━━━━━ DATASET EXTRACT ━━━━━
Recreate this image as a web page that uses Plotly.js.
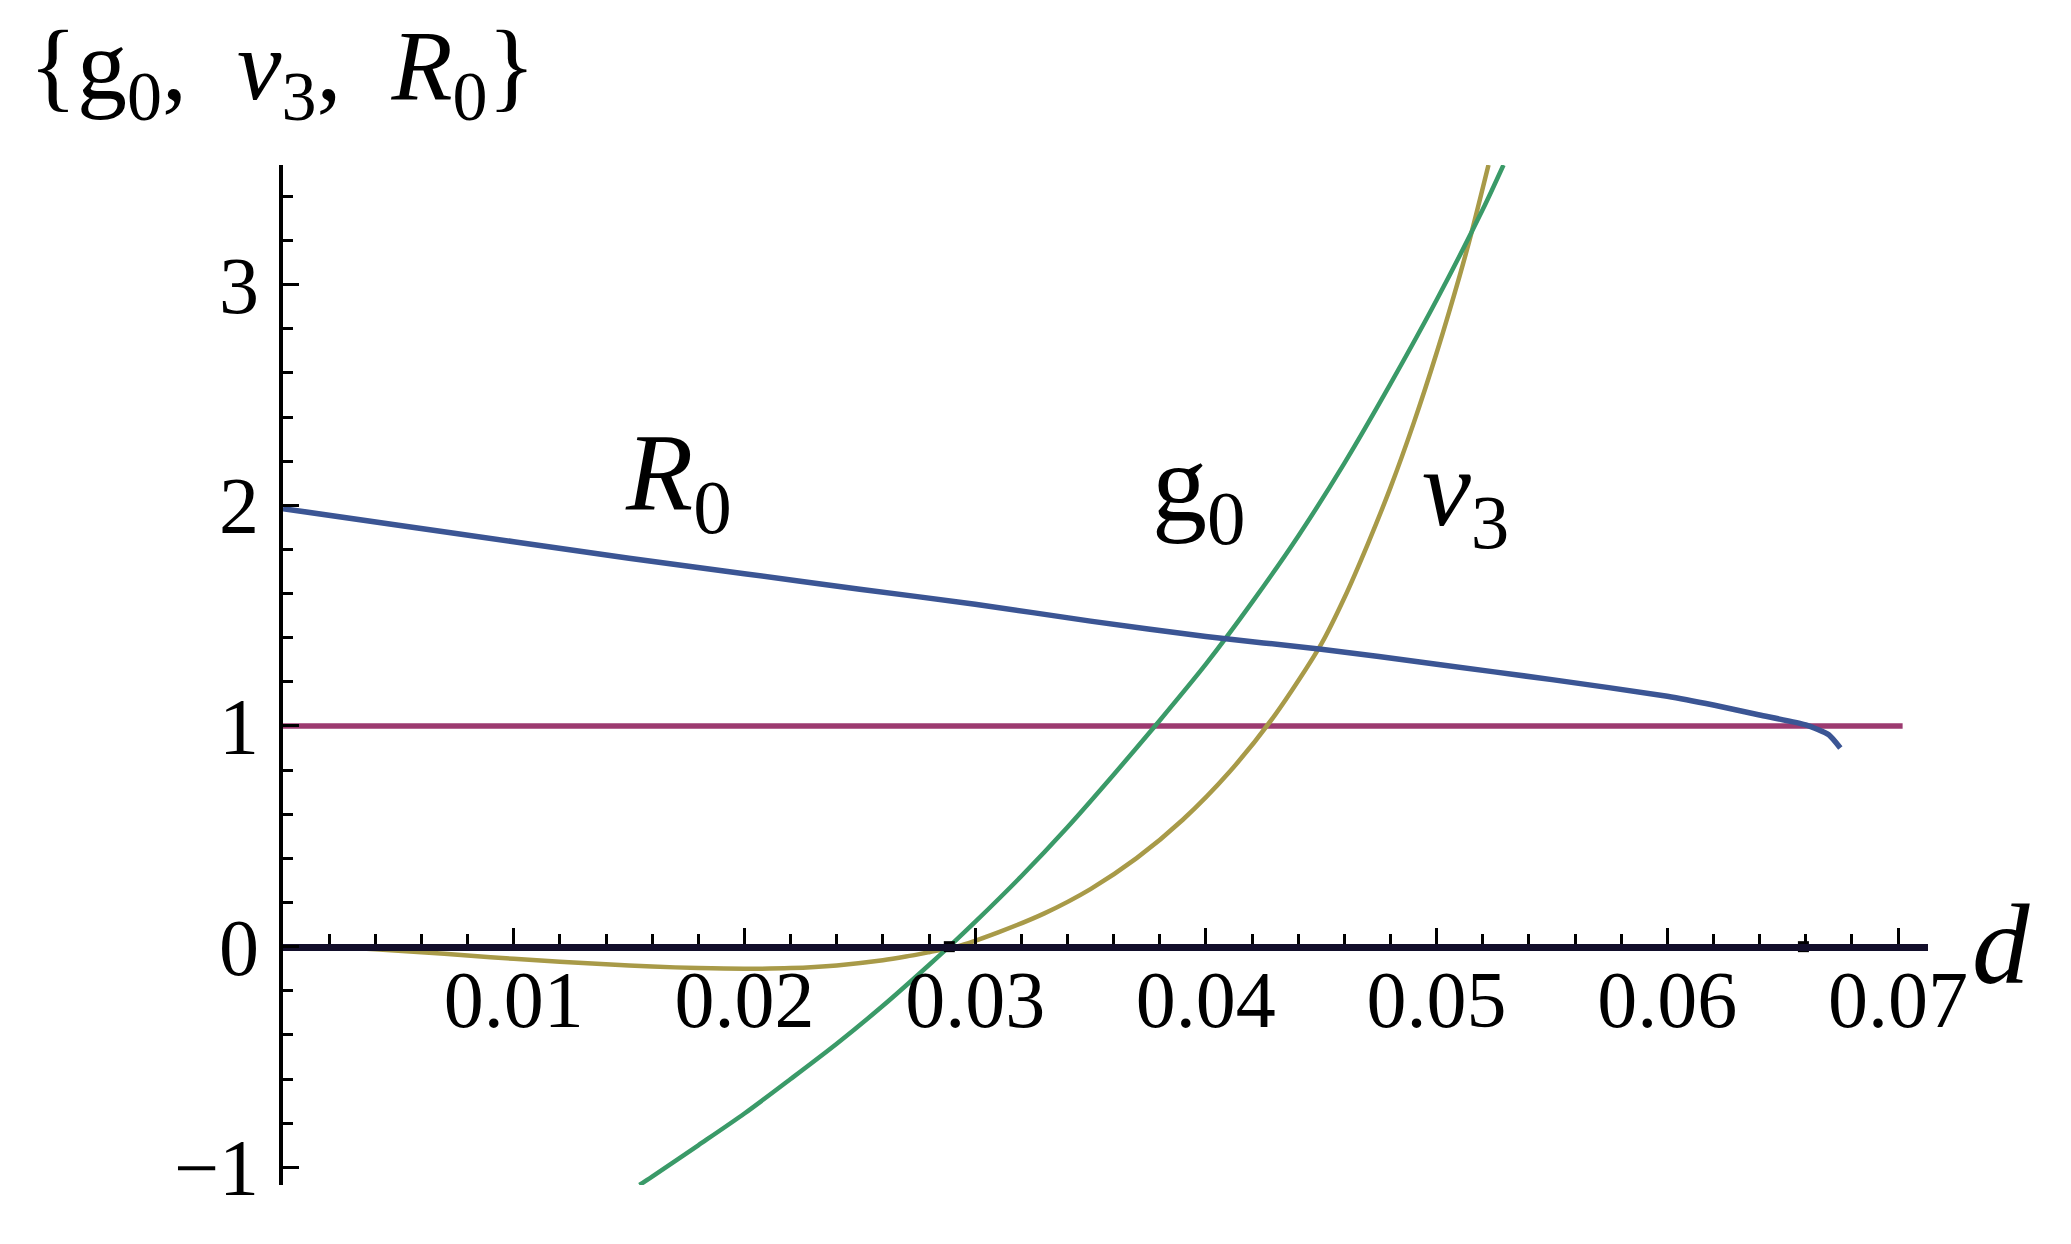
<!DOCTYPE html>
<html>
<head>
<meta charset="utf-8">
<script src="https://cdn.plot.ly/plotly-3.0.1.min.js"></script>
<style>html,body{margin:0;padding:0;background:#fff;}#chart{width:2071px;height:1244px;}</style>
</head>
<body>
<div id="chart"></div>
<script>
// ---- data ----
const dR0 = [0, 0.005, 0.010, 0.015, 0.020, 0.025, 0.030, 0.035, 0.040, 0.045, 0.050, 0.055, 0.060, 0.062, 0.064, 0.066, 0.067, 0.0675];
const R0  = [1.985, 1.91, 1.835, 1.76, 1.69, 1.62, 1.552, 1.475, 1.405, 1.348, 1.28, 1.21, 1.135, 1.095, 1.05, 1.005, 0.96, 0.90];

const dG0 = [0.01545, 0.016, 0.018, 0.020, 0.022, 0.024, 0.026, 0.028, 0.02887, 0.030, 0.032, 0.034, 0.036, 0.038, 0.040, 0.042, 0.044, 0.046, 0.048, 0.050, 0.052, 0.0529];
const G0  = [-1.08, -1.042, -0.90, -0.756, -0.60, -0.44, -0.268, -0.083, 0, 0.112, 0.319, 0.541, 0.779, 1.025, 1.28, 1.56, 1.86, 2.19, 2.55, 2.93, 3.34, 3.542];

const dV3 = [0, 0.002, 0.004, 0.006, 0.008, 0.010, 0.012, 0.014, 0.016, 0.018, 0.020, 0.022, 0.024, 0.026, 0.027, 0.028, 0.0292, 0.031, 0.033, 0.035, 0.037, 0.039, 0.041, 0.043, 0.045, 0.046, 0.047, 0.048, 0.049, 0.050, 0.051, 0.0515, 0.05225];
const V3  = [0, -0.003, -0.012, -0.025, -0.04, -0.055, -0.068, -0.08, -0.09, -0.097, -0.1, -0.097, -0.085, -0.062, -0.045, -0.025, 0, 0.065, 0.151, 0.261, 0.401, 0.575, 0.789, 1.05, 1.371, 1.58, 1.82, 2.08, 2.37, 2.69, 3.04, 3.23, 3.542];

const dOne = [0, 0.0702];
const one  = [1, 1];

const markD = [0.02888, 0.0659];
const markY = [0, 0];

const xTickVals = [0.01, 0.02, 0.03, 0.04, 0.05, 0.06, 0.07];
const xTickText = ["0.01", "0.02", "0.03", "0.04", "0.05", "0.06", "0.07"];
const yTickVals = [-1, 0, 1, 2, 3];
const yTickText = ["\u22121", "0", "1", "2", "3"];

const xRange = [0, 0.0713];
const yRange = [-1.08, 3.542];

const curveLabels = [
  {text: "<i>R</i><sub>0</sub>", x: 0.01716, y: 2.11},
  {text: "g<sub>0</sub>", x: 0.0397, y: 2.06},
  {text: "<i>v</i><sub>3</sub>", x: 0.05124, y: 2.04}
];
const axisTitleY = "{g<sub>0</sub>,\u00a0 <i>v</i><sub>3</sub>,\u00a0 <i>R</i><sub>0</sub>}";
const axisTitleX = "<i>d</i>";

// ---- chart ----
const serif = "Liberation Serif, Times New Roman, serif";
const traces = [
  {x: dOne, y: one, mode: "lines", line: {color: "#9c3a70", width: 5.5}},
  {x: dV3, y: V3, mode: "lines", line: {color: "#a89a48", width: 4.5, shape: "spline", smoothing: 0.8}},
  {x: dG0, y: G0, mode: "lines", line: {color: "#3a9a68", width: 4.5, shape: "spline", smoothing: 0.8}},
  {x: dR0, y: R0, mode: "lines", line: {color: "#3b5594", width: 5.5, shape: "spline", smoothing: 0.5}},
  {x: markD, y: markY, mode: "markers", marker: {symbol: "square", size: 11, color: "#000"}, cliponaxis: false}
];

const zeroPos = (0 - yRange[0]) / (yRange[1] - yRange[0]);

const annotations = curveLabels.map(l => ({
  x: l.x, y: l.y, xref: "x", yref: "y", text: l.text, showarrow: false,
  font: {family: serif, size: 110, color: "#000"}
}));
annotations.push({
  x: 1.0444, y: 0.236, xref: "paper", yref: "paper", xanchor: "center", yanchor: "middle",
  text: axisTitleX, showarrow: false,
  font: {family: serif, size: 115, color: "#000"}
});
annotations.push({
  x: -0.1556, y: 1.091, xref: "paper", yref: "paper", xanchor: "left", yanchor: "middle",
  text: axisTitleY, showarrow: false,
  font: {family: serif, size: 100, color: "#000"}
});

const layout = {
  width: 2071, height: 1244,
  margin: {l: 283, r: 143, t: 165, b: 59},
  paper_bgcolor: "#fff", plot_bgcolor: "#fff",
  showlegend: false,
  font: {family: serif, color: "#000"},
  xaxis: {
    range: xRange, anchor: "free", position: zeroPos,
    showgrid: false, zeroline: false,
    showline: true, linecolor: "#120e2a", linewidth: 7,
    ticks: "inside", ticklen: 16, tickwidth: 3, tickcolor: "#000",
    tickvals: xTickVals, ticktext: xTickText,
    tickfont: {family: serif, size: 80, color: "#000"},
    ticklabelstandoff: -20,
    minor: {ticks: "inside", dtick: 0.002, tick0: 0, ticklen: 10, tickwidth: 3, tickcolor: "#000", showgrid: false}
  },
  yaxis: {
    range: yRange,
    showgrid: false, zeroline: false,
    showline: true, linecolor: "#000", linewidth: 4,
    ticks: "inside", ticklen: 16, tickwidth: 3, tickcolor: "#000",
    tickvals: yTickVals, ticktext: yTickText,
    tickfont: {family: serif, size: 80, color: "#000"},
    ticklabelstandoff: 4,
    minor: {ticks: "inside", dtick: 0.2, tick0: 0, ticklen: 10, tickwidth: 3, tickcolor: "#000", showgrid: false}
  },
  annotations: annotations
};

Plotly.newPlot("chart", traces, layout, {staticPlot: true, displayModeBar: false});
</script>
</body>
</html>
━━━━━
REQUEST:
From the first line above to the line containing "1.005, 0.96, 0.90];", repeat each line exactly. Pictures stay out.

EXPECTED OUTPUT:
Recreate this image as a web page that uses Plotly.js.
<!DOCTYPE html>
<html>
<head>
<meta charset="utf-8">
<script src="https://cdn.plot.ly/plotly-3.0.1.min.js"></script>
<style>html,body{margin:0;padding:0;background:#fff;}#chart{width:2071px;height:1244px;}</style>
</head>
<body>
<div id="chart"></div>
<script>
// ---- data ----
const dR0 = [0, 0.005, 0.010, 0.015, 0.020, 0.025, 0.030, 0.035, 0.040, 0.045, 0.050, 0.055, 0.060, 0.062, 0.064, 0.066, 0.067, 0.0675];
const R0  = [1.985, 1.91, 1.835, 1.76, 1.69, 1.62, 1.552, 1.475, 1.405, 1.348, 1.28, 1.21, 1.135, 1.095, 1.05, 1.005, 0.96, 0.90];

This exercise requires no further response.